Outside the country, Italian cinema is steadily gaining more international traction after the four Oscar nominations (and one win) scored earlier this year by Luca Guadagnino’s “Call Me by Your Name,” followed by two Cannes competition prizewinners, Alice Rohrwacher’s “Happy as Lazzaro” and Matteo Garrone’s “Dogman,” and strong presences at the Venice and Toronto festivals.


The drop in Italian moviegoers amounts to a 7% drop so far this year. That follows a dramatic 12% box office plunge in 2017 and is forcing producers and distributors to come up with some innovative strategies.


Case in point is Oscar-winner Paolo Sorrentino’s Silvio Berlusconi-themed “Loro,” which was edited into a longer version divided into two installments, “Loro 1” and “Loro 2,” for the Italian market.
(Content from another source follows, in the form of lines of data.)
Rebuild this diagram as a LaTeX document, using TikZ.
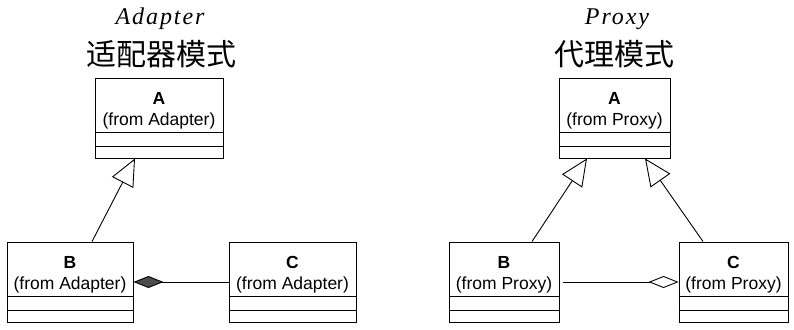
\documentclass[tikz,border=0pt]{standalone}
\usepackage{fontspec}
\setsansfont{Liberation Sans}
\newfontfamily\titlefont[LetterSpace=8]{Liberation Serif}
\newfontfamily\cjk{Noto Sans CJK SC}
\usetikzlibrary{arrows.meta,positioning}

\begin{document}
\begin{tikzpicture}[x=1pt,y=-1pt,line width=0.9pt,
  cls/.style={draw,align=center,inner sep=0pt,minimum height=80pt,
    text height=40pt,text depth=25.5pt,font=\sffamily\fontsize{17.5}{21}\selectfont},
  pattern/.style={font=\titlefont\itshape\fontsize{24}{28}\selectfont},
  zh/.style={font=\cjk\fontsize{30}{34}\selectfont},
  isa/.style={-{Triangle[open,length=27pt,width=24pt]}},
  comp/.style={{Diamond[length=30pt,width=12pt,fill=black!70]}-},
  aggr/.style={-{Diamond[open,length=30pt,width=12pt]}}]
\useasboundingbox (0,0) rectangle (794,329);

% adapter side
\node (adtitle) [pattern] at (160,19) {Adapter};
\node (adzh) [zh] at (161,54) {适配器模式};
\node (la) [cls,minimum width=128pt] at (159,118) {\textbf{A}\\(from Adapter)};
\node (lb) [cls,minimum width=126pt] at (70,282) {\textbf{B}\\(from Adapter)};
\node (lc) [cls,minimum width=127pt] at (292.5,282) {\textbf{C}\\(from Adapter)};

% proxy side
\node (prtitle) [pattern] at (617,19) {Proxy};
\node (przh) [zh] at (614,54) {代理模式};
\node (ra) [cls,minimum width=111pt] at (614.5,118) {\textbf{A}\\(from Proxy)};
\node (rb) [cls,minimum width=110pt] at (504,282) {\textbf{B}\\(from Proxy)};
\node (rc) [cls,minimum width=109pt] at (733.5,282) {\textbf{C}\\(from Proxy)};

% attribute and operation compartments
\foreach \c in {la,lb,lc,ra,rb,rc} {
  \draw ([yshift=26.5pt]\c.south west) -- ([yshift=26.5pt]\c.south east);
  \draw ([yshift=12.5pt]\c.south west) -- ([yshift=12.5pt]\c.south east);
}

\draw[isa] ([xshift=22pt]lb.north) -- ([xshift=-24pt]la.south);
\draw[comp] (lb) -- (lc);
\draw[isa] ([xshift=28pt]rb.north) -- ([xshift=-27.5pt]ra.south);
\draw[isa] ([xshift=-30.5pt]rc.north) -- ([xshift=30.5pt]ra.south);
\draw[aggr,shorten <=4pt] (rb) -- (rc);
\end{tikzpicture}
\end{document}
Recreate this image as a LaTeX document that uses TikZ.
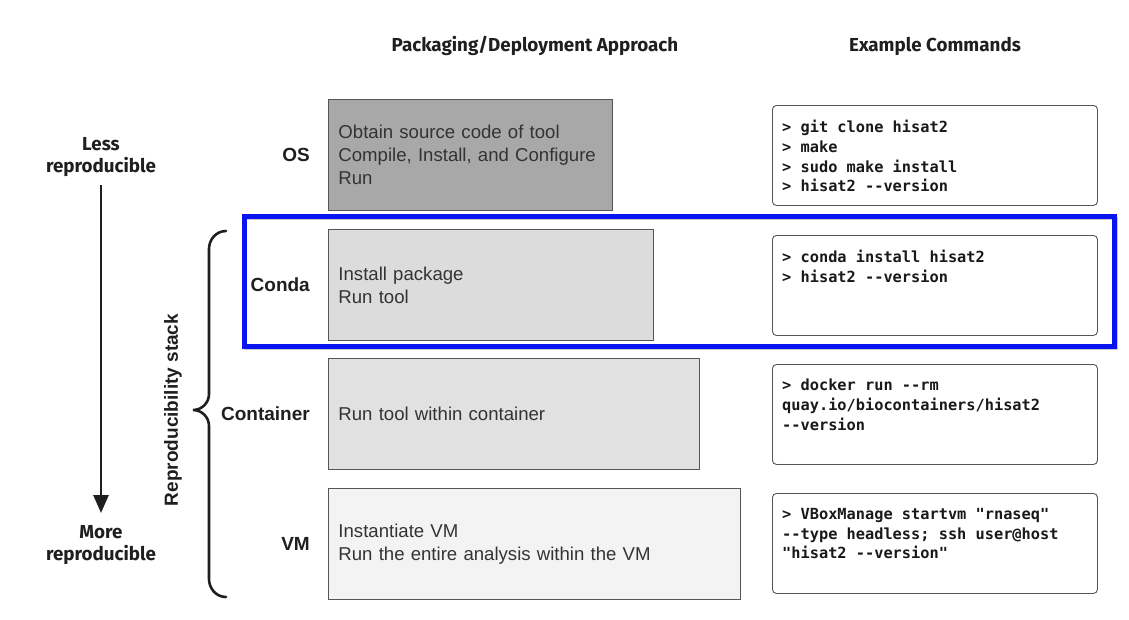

Universal released each film within about two weeks of each other pulling a combined roughly $8 million, in line with Sorrentino’s customary take for a single feature film. Universal and Sorrentino’s producer Nicola Giuliano say they are satisfied with their experiment borne in part from Sorrentino’s desire to make a longer, more than three-hour, director’s cut of the pic besides the two-hour and 25 minutes international version that will world premiere in Toronto.
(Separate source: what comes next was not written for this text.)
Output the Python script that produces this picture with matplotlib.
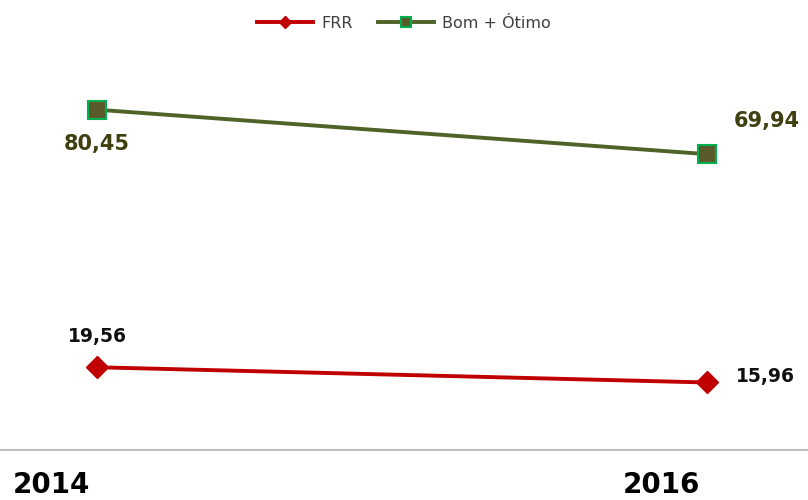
import matplotlib.pyplot as plt
from matplotlib.transforms import ScaledTranslation

years = ["2014", "2016"]
frr = [19.56, 15.96]
bom_otimo = [80.45, 69.94]
frr_labels = ["19,56", "15,96"]
bom_labels = ["80,45", "69,94"]

fig = plt.figure(figsize=(8.08, 5), dpi=100)
ax = fig.add_axes([0, 0.1, 1, 0.846])

x = list(range(len(years)))
ax.plot(x, frr, color="#C00000", lw=2.8, marker="D", ms=11.5,
        mfc="#C00000", mec="#C00000", label="FRR")
ax.plot(x, bom_otimo, color="#4F6228", lw=2.8, marker="s", ms=13,
        mfc="#5A5A2A", mec="#00B050", mew=1.5, label="Bom + Ótimo")

# data labels (Excel-style positions)
ax.annotate(bom_labels[0], (x[0], bom_otimo[0]), xytext=(0, -25), textcoords="offset points",
            ha="center", va="center", fontsize=15, fontweight="bold", color="#3F3F10")
ax.annotate(bom_labels[1], (x[1], bom_otimo[1]), xytext=(43, 24), textcoords="offset points",
            ha="center", va="center", fontsize=15, fontweight="bold", color="#3F3F10")
ax.annotate(frr_labels[0], (x[0], frr[0]), xytext=(0, 22), textcoords="offset points",
            ha="center", va="center", fontsize=13.5, fontweight="bold", color="#111111")
ax.annotate(frr_labels[1], (x[1], frr[1]), xytext=(42, 4), textcoords="offset points",
            ha="center", va="center", fontsize=13.5, fontweight="bold", color="#111111")

ax.set_xlim(-97 / 610, 1 + 101 / 610)
ax.set_ylim(0, 100)
ax.set_xticks(x)
ax.set_xticklabels(years, fontsize=20, fontweight="bold", ha="right")
ax.tick_params(axis="x", length=0, pad=15)
shift = ScaledTranslation(-5 / 72, 0, fig.dpi_scale_trans)
for lbl in ax.get_xticklabels():
    lbl.set_transform(lbl.get_transform() + shift)
ax.set_yticks([])
for s in ["top", "left", "right"]:
    ax.spines[s].set_visible(False)
ax.spines["bottom"].set_color("#BFBFBF")
ax.spines["bottom"].set_linewidth(1.5)

leg = ax.legend(loc="center", bbox_to_anchor=(0.5, 1.0 + 4 / 423), ncol=2, frameon=False,
                fontsize=11.5, handlelength=3.5, columnspacing=1.6, handletextpad=0.5,
                markerscale=0.55)
for t in leg.get_texts():
    t.set_color("#404040")

plt.savefig("out.png", dpi=100)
To put things in perspective, Garrone’s “Dogman” has grossed $2.9 million in Italian theaters since its May release via 01 Distribution, which is considered a good result.


Giuliano’s Indigo Films shingle has fared well with economic crisis comedy “Put Grandma in the Freezer,” a first feature by directorial duo Giancarlo Fontana and Giuseppe Stasi, which pulled $4 million earlier this year, also via 01. “Freezer” is seen as part of an ongoing renewal of Italian comedies, which are becoming more sophisticated, veering away from the tired crassness that had become the norm, especially during the Christmas period.
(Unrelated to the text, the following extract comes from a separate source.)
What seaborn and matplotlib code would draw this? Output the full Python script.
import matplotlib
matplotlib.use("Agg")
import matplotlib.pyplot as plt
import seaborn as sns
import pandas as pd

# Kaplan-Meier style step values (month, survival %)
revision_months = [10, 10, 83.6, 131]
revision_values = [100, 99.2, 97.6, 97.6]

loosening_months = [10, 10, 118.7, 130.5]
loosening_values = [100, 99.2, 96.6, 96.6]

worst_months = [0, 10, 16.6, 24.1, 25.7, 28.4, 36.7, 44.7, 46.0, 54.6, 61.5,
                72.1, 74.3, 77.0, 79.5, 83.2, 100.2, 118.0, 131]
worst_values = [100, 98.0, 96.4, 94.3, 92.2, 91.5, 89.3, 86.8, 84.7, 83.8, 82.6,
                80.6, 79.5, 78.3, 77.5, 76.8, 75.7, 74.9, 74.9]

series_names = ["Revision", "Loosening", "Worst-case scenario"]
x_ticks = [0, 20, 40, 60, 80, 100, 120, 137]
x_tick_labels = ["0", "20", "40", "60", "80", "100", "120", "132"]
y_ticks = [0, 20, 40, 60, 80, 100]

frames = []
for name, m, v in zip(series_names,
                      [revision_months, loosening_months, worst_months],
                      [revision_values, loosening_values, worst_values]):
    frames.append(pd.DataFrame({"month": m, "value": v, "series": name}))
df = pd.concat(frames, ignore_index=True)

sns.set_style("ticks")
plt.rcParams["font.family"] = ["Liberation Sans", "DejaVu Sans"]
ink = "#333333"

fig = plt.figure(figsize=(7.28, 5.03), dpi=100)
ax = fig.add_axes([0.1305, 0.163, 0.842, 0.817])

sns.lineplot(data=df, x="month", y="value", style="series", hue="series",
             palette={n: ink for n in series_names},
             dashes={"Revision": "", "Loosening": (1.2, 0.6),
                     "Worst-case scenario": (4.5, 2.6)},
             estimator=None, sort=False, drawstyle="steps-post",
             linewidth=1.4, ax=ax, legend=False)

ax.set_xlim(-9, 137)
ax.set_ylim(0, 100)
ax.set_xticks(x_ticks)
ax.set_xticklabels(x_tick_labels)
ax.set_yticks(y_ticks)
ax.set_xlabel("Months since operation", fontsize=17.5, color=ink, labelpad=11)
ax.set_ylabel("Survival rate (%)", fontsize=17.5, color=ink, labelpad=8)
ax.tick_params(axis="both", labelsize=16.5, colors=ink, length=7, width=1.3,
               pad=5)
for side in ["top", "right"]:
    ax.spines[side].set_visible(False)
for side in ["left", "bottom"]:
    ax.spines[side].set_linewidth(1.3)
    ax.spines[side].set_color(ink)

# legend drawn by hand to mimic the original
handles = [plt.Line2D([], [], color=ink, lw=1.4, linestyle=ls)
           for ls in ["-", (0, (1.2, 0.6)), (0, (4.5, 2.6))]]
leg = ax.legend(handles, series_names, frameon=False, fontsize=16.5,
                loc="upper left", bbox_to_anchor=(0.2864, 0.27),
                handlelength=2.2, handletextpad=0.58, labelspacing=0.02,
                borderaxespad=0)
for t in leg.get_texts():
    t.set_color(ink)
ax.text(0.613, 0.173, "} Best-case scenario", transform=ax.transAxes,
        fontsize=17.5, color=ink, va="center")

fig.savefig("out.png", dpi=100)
The year’s top Italian grosser to date is smart social comedy “Like a Cat on a Highway,” which became Italy’s top domestic draw during Christmas, pulling more than $11 million via new Italian theatrical distributor Vision Distribution, launched by paybox Sky Italia in tandem with five local production companies.


Other top 2018 homegrown draws include Gabriele Muccino’s Italian cinema comeback “There Is No Place Like Home,” a dramedy that revolves around a family gathered to celebrate a 50th wedding anniversary on island of Ischia; and Ferzan Ozpetek’s melodramatic thriller “Naples in Veils.”


“There is a wide variety of genres instead of just a box office driven by comedies, which used to be the case,” notes box office data analyst Robert Bernocchi.


Bernocchi recently underlined in his Cineguru blog that this year’s summer season at the Italian box office is the worst in over a decade due the country’s age-old structural problem, the low number of releases in the June-August period when Italians traditionally hit the beach en masse, though that is changing. Experts say the only way to remove this hurdle is to have more distributors take greater risks, which could initially mean taking a loss, but would build the summer moviegoing habit. So far the only ones who’ve really risen to the challenge are Universal and Warner Bros., which is not enough.


A clear example of this, albeit understandable, aversion to risk-taking that is stunting the local industry is the fact that Italian director Stefano Sollima’s high-octane thriller “Sicario: Day of the Soldado” will be going into Italian movie theaters in October, via 01, after playing this summer in most of the rest of the world. It’s paradoxical, given that “Soldado” is certainly this year’s biggest hit by an Italian helmer, an achievement the country can be proud of.